TORONTO - An Ontario judge ruled Thursday that a high-ranking member of the Hells Angels who dealt in cocaine was working for a criminal gang, allowing him to put the biker behind bars for longer, and potentially encouraging more judges to follow suit.

Gerald (Skinny) Ward, 61, a founding member of the Hells Angels Niagara chapter, was handed a nine-year prison sentence Thursday for directing associates to deal cocaine for the benefit of a criminal organization.

He got three years each for drug trafficking and making money off crime to be served concurrently. But because Justice John McMahon ruled that Ward was working for a criminal organization, he was able to sentence him to an additional six years in prison.

Federal anti-gang legislation introduced in 2001 was designed to include tougher sentences for members of criminal organizations.

A prosecutor on Ward's case and a journalist considered an expert on the Hells Angels each say McMahon's ruling could have a "snowball effect" on future biker convictions, since it could sway other judges into invoking the anti-gang legislation.

"The more of these judgments we get, the more acceptable it becomes to make that finding," said Tom Andreopoulos, the senior Crown attorney who worked on Ward's case.

"It's persuasive, it's helpful."

Ward's lawyer Mark Evans noted that McMahon's ruling is not binding on other courts and said individual judges would still have to make their own findings on whether Angels who come before them are indeed working for a criminal gang.

"That judgment applies to this particular case," Evans said in an interview after the sentencing.
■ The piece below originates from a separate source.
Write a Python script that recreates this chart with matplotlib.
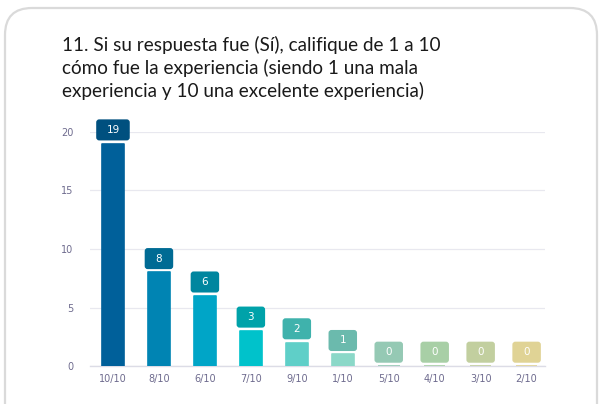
import matplotlib.pyplot as plt
from matplotlib.patches import FancyBboxPatch

# data
categories = ['10/10', '8/10', '6/10', '7/10', '9/10', '1/10', '5/10', '4/10', '3/10', '2/10']
counts = [19, 8, 6, 3, 2, 1, 0, 0, 0, 0]
bar_colors = ['#00609a', '#0084b3', '#00a5c7', '#00c2cb', '#5fcfc8', '#8bd8c8',
              '#95c9b4', '#a8cfa6', '#c2cf9f', '#e0d395']
box_colors = ['#00507f', '#006b94', '#00869f', '#00a2a9', '#3fb2ac', '#6bbaad',
              '#95c9b4', '#a8cfa6', '#c2cf9f', '#e0d395']
title = ('11. Si su respuesta fue (Sí), califique de 1 a 10\n'
         'cómo fue la experiencia (siendo 1 una mala\n'
         'experiencia y 10 una excelente experiencia)')

fig = plt.figure(figsize=(6, 4.04), dpi=100)

# card outline
card = FancyBboxPatch((5 / 600, -0.1), 592 / 600, 1.0 - 8 / 404 + 0.1,
                      boxstyle='round,pad=0,rounding_size=0.045',
                      transform=fig.transFigure, facecolor='white',
                      edgecolor='#dadada', linewidth=1.6, mutation_aspect=600 / 404,
                      zorder=-5)
fig.patches.append(card)

fig.text(62 / 600, 1 - 36 / 404, title, fontsize=13.6, family=['Lato', 'DejaVu Sans'],
         color='#1a1a1a', va='top', ha='left', linespacing=1.33)

ax = fig.add_axes([90 / 600, 38 / 404, 455 / 600, 234 / 404])
ax.set_facecolor('none')
x = list(range(len(categories)))
ax.bar(x, counts, width=0.47, color=bar_colors, edgecolor=bar_colors,
       linewidth=1.2, joinstyle='round', zorder=3)

ax.set_xlim(-0.5, 9.4)
ax.set_ylim(0, 20)

# value boxes (rounded corners, aspect corrected for data units)
asp = 46 / 11.7
for xi, v, c in zip(x, counts, box_colors):
    w = 0.62 + 0.11 * (len(str(v)) - 1)
    h = 1.8
    y0 = v + 0.28
    box = FancyBboxPatch((xi - w / 2, y0), w, h,
                         boxstyle='round,pad=0,rounding_size=0.065',
                         mutation_aspect=asp, facecolor=c, edgecolor='none',
                         clip_on=False, zorder=4)
    ax.add_patch(box)
    ax.text(xi, y0 + h / 2, str(v), ha='center', va='center', color='white',
            fontsize=7.5, zorder=5, clip_on=False)

ax.set_yticks([0, 5, 10, 15, 20])
ax.set_xticks(x)
ax.set_xticklabels(categories)
ax.tick_params(axis='both', length=0, labelsize=7, colors='#6e6b8e')
ax.tick_params(axis='y', pad=12)
ax.tick_params(axis='x', pad=6)
ax.grid(axis='y', color='#e8e8ef', linewidth=0.9, zorder=0)
for s in ['top', 'right', 'left']:
    ax.spines[s].set_visible(False)
ax.spines['bottom'].set_color('#dcdce6')
ax.spines['bottom'].set_linewidth(1.0)

fig.savefig('out.png', dpi=100)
But journalist Julian Sher disagreed, saying Thursday's ruling could carry weight in other cases.

"You get a snowball effect," he said. "In terms of momentum, in terms of impact, in terms of influence, it's always significant."

It's not the first time an Ontario judge has branded the Hells Angels a criminal organization.

In July 2005, Justice Michelle Fuerst ruled that two Ontario men acted "in association" with the Hells Angels, which she also deemed to be a gang of criminals.

But the designation hasn't stuck, and Fuerst's decision is under appeal.

More recently, in March 2008, a judge in British Columbia rejected a bid by prosecutors to have a member of the Hells Angels convicted of working for a criminal organization.

Justice Anna MacKenzie ruled the Crown's case against David Gilles was weak, and found him not guilty of a drug offence. She said therefore she couldn't find him guilty of committing an offence as part of a criminal gang.

In Ward's case, the judge said although the biker did not personally deliver the cocaine, he was at the "pinnacle" of the distribution scheme. Police wiretaps captured Ward saying he had not received a complaint about the quality of his cocaine, described in court as "90 per cent pure," or of very high quality, McMahon said.

"It is clear that Ward is the mind of the operation," he said.

McMahon sentenced Ward to 14 years in prison, but credited him with five years already served since his arrest in September 2006.

McMahon chose not to order Ward to serve half the sentence before becoming eligible for parole -- an option available to judges in criminal organization convictions -- because Ward reduced a four-week trial to a single day by agreeing to certain facts about the case.

Ward was the last person to be sentenced in Project Tandem, a major southern Ontario drug sweep in September 2006 that resulted in the prosecutions of 21 people, including 13 full-patch bikers.

Ward's lawyers said they have not decided whether to launch an appeal.